* _What the task asks_
Leave the pictures out and copy exactly the lines from the line containing "What HTML would" to the line containing "xl.textContent='Observation Time';", both lines included.

--- Given information ---

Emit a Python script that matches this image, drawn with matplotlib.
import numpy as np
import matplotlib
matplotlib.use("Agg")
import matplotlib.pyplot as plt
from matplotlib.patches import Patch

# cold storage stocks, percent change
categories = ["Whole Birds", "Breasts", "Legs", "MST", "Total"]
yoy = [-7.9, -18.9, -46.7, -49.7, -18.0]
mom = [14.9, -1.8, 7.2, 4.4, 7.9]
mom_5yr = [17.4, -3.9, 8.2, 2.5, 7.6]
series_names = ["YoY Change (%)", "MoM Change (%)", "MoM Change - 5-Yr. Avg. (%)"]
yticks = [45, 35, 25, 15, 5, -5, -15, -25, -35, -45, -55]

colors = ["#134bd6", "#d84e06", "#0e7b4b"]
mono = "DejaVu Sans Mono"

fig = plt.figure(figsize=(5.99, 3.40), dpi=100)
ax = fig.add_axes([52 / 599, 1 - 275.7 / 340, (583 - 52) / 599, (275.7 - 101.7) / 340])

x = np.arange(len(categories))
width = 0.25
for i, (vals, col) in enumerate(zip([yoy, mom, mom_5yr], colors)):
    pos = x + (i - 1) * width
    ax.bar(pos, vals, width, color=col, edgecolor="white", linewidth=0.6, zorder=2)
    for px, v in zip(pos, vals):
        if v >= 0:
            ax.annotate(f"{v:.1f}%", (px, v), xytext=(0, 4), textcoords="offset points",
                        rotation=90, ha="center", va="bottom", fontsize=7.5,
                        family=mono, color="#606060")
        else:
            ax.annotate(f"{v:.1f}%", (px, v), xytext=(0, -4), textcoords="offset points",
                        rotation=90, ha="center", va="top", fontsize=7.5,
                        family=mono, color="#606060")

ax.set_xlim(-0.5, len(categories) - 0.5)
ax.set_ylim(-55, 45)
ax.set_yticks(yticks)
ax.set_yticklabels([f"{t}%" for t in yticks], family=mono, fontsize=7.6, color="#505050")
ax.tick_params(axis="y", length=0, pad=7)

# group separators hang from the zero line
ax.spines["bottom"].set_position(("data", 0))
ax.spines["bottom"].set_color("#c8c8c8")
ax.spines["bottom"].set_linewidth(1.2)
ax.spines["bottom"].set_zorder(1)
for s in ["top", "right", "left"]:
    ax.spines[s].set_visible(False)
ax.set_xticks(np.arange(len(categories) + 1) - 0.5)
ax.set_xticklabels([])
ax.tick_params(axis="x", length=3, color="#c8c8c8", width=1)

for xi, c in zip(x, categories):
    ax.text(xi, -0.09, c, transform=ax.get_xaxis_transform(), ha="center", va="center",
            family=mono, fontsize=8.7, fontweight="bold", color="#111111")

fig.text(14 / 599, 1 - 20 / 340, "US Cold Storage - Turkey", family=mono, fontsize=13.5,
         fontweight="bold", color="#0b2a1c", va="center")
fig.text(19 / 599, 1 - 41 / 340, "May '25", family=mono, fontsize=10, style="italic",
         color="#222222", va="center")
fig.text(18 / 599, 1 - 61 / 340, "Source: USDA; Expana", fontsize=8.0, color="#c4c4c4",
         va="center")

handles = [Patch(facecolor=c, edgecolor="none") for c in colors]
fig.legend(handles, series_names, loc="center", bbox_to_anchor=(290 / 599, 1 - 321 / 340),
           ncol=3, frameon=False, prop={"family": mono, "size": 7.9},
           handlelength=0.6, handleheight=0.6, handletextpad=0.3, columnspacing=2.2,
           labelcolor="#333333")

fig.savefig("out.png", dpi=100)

---
--- Given information ---

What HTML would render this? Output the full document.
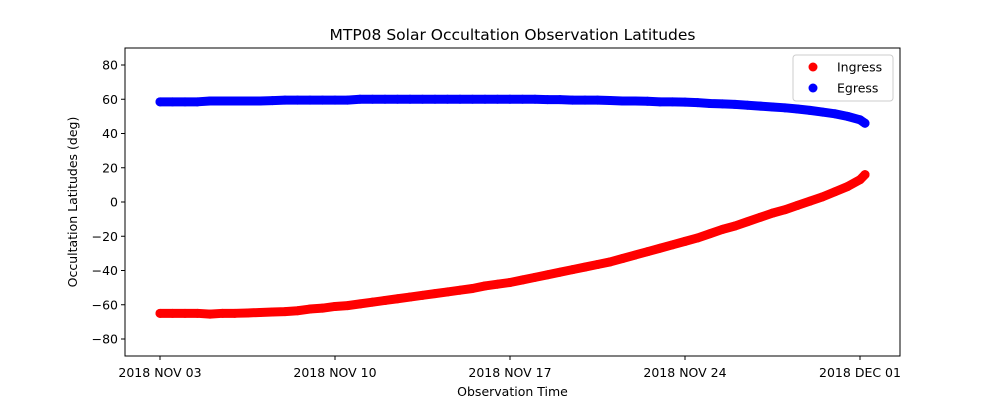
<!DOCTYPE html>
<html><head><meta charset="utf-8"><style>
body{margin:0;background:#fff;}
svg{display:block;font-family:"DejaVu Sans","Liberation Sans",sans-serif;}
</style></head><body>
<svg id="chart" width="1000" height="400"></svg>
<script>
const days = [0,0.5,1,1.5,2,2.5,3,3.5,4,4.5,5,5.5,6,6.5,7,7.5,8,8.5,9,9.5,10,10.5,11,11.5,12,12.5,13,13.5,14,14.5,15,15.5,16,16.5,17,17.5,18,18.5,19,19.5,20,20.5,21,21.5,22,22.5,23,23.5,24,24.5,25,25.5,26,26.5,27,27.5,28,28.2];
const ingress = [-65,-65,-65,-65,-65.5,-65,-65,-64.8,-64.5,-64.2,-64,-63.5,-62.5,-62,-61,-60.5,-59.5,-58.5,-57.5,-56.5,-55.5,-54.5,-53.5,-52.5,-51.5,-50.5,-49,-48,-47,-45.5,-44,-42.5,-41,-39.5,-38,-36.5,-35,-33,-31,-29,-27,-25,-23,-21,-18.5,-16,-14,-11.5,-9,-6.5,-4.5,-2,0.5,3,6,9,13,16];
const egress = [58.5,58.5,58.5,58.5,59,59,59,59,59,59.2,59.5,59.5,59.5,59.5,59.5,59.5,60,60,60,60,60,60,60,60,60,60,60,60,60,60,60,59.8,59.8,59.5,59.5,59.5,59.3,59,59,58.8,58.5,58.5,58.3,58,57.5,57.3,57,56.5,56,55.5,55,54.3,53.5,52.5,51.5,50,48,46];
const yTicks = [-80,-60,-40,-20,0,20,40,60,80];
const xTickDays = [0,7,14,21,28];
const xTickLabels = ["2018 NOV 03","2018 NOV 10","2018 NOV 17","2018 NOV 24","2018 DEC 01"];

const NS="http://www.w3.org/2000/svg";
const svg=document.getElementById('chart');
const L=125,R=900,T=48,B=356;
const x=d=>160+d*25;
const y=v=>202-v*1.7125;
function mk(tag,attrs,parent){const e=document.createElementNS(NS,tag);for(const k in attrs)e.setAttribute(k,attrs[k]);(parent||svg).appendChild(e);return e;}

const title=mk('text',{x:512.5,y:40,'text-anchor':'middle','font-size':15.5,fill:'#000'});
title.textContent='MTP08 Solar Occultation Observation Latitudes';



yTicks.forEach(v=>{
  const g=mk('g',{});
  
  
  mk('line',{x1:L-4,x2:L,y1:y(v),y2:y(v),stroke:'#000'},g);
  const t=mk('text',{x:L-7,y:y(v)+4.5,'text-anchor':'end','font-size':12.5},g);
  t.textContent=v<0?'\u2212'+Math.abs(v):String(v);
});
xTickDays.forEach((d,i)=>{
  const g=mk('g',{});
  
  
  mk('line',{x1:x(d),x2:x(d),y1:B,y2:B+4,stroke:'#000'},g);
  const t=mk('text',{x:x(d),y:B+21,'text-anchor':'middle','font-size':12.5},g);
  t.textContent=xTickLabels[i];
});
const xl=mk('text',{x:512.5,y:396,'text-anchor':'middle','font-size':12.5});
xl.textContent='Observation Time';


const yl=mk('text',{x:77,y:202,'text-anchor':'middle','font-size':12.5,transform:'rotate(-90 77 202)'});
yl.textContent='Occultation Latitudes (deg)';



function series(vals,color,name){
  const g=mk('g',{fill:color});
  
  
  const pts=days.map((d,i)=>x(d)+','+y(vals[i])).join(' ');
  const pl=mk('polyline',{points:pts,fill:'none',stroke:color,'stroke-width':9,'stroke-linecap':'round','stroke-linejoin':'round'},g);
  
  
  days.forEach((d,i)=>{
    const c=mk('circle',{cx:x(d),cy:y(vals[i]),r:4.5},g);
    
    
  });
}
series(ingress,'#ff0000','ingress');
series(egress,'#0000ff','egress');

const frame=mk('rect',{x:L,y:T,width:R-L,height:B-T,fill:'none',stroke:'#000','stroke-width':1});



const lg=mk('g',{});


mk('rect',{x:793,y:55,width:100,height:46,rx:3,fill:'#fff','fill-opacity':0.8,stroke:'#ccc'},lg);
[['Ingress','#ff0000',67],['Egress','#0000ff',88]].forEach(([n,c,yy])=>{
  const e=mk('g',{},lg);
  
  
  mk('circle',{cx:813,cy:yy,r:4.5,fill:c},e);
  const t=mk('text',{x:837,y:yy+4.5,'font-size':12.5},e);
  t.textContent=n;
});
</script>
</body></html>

---

* _Task output_
What HTML would render this? Output the full document.
<!DOCTYPE html>
<html><head><meta charset="utf-8"><style>
body{margin:0;background:#fff;}
svg{display:block;font-family:"DejaVu Sans","Liberation Sans",sans-serif;}
</style></head><body>
<svg id="chart" width="1000" height="400"></svg>
<script>
const days = [0,0.5,1,1.5,2,2.5,3,3.5,4,4.5,5,5.5,6,6.5,7,7.5,8,8.5,9,9.5,10,10.5,11,11.5,12,12.5,13,13.5,14,14.5,15,15.5,16,16.5,17,17.5,18,18.5,19,19.5,20,20.5,21,21.5,22,22.5,23,23.5,24,24.5,25,25.5,26,26.5,27,27.5,28,28.2];
const ingress = [-65,-65,-65,-65,-65.5,-65,-65,-64.8,-64.5,-64.2,-64,-63.5,-62.5,-62,-61,-60.5,-59.5,-58.5,-57.5,-56.5,-55.5,-54.5,-53.5,-52.5,-51.5,-50.5,-49,-48,-47,-45.5,-44,-42.5,-41,-39.5,-38,-36.5,-35,-33,-31,-29,-27,-25,-23,-21,-18.5,-16,-14,-11.5,-9,-6.5,-4.5,-2,0.5,3,6,9,13,16];
const egress = [58.5,58.5,58.5,58.5,59,59,59,59,59,59.2,59.5,59.5,59.5,59.5,59.5,59.5,60,60,60,60,60,60,60,60,60,60,60,60,60,60,60,59.8,59.8,59.5,59.5,59.5,59.3,59,59,58.8,58.5,58.5,58.3,58,57.5,57.3,57,56.5,56,55.5,55,54.3,53.5,52.5,51.5,50,48,46];
const yTicks = [-80,-60,-40,-20,0,20,40,60,80];
const xTickDays = [0,7,14,21,28];
const xTickLabels = ["2018 NOV 03","2018 NOV 10","2018 NOV 17","2018 NOV 24","2018 DEC 01"];

const NS="http://www.w3.org/2000/svg";
const svg=document.getElementById('chart');
const L=125,R=900,T=48,B=356;
const x=d=>160+d*25;
const y=v=>202-v*1.7125;
function mk(tag,attrs,parent){const e=document.createElementNS(NS,tag);for(const k in attrs)e.setAttribute(k,attrs[k]);(parent||svg).appendChild(e);return e;}

const title=mk('text',{x:512.5,y:40,'text-anchor':'middle','font-size':15.5,fill:'#000'});
title.textContent='MTP08 Solar Occultation Observation Latitudes';



yTicks.forEach(v=>{
  const g=mk('g',{});
  
  
  mk('line',{x1:L-4,x2:L,y1:y(v),y2:y(v),stroke:'#000'},g);
  const t=mk('text',{x:L-7,y:y(v)+4.5,'text-anchor':'end','font-size':12.5},g);
  t.textContent=v<0?'\u2212'+Math.abs(v):String(v);
});
xTickDays.forEach((d,i)=>{
  const g=mk('g',{});
  
  
  mk('line',{x1:x(d),x2:x(d),y1:B,y2:B+4,stroke:'#000'},g);
  const t=mk('text',{x:x(d),y:B+21,'text-anchor':'middle','font-size':12.5},g);
  t.textContent=xTickLabels[i];
});
const xl=mk('text',{x:512.5,y:396,'text-anchor':'middle','font-size':12.5});
xl.textContent='Observation Time';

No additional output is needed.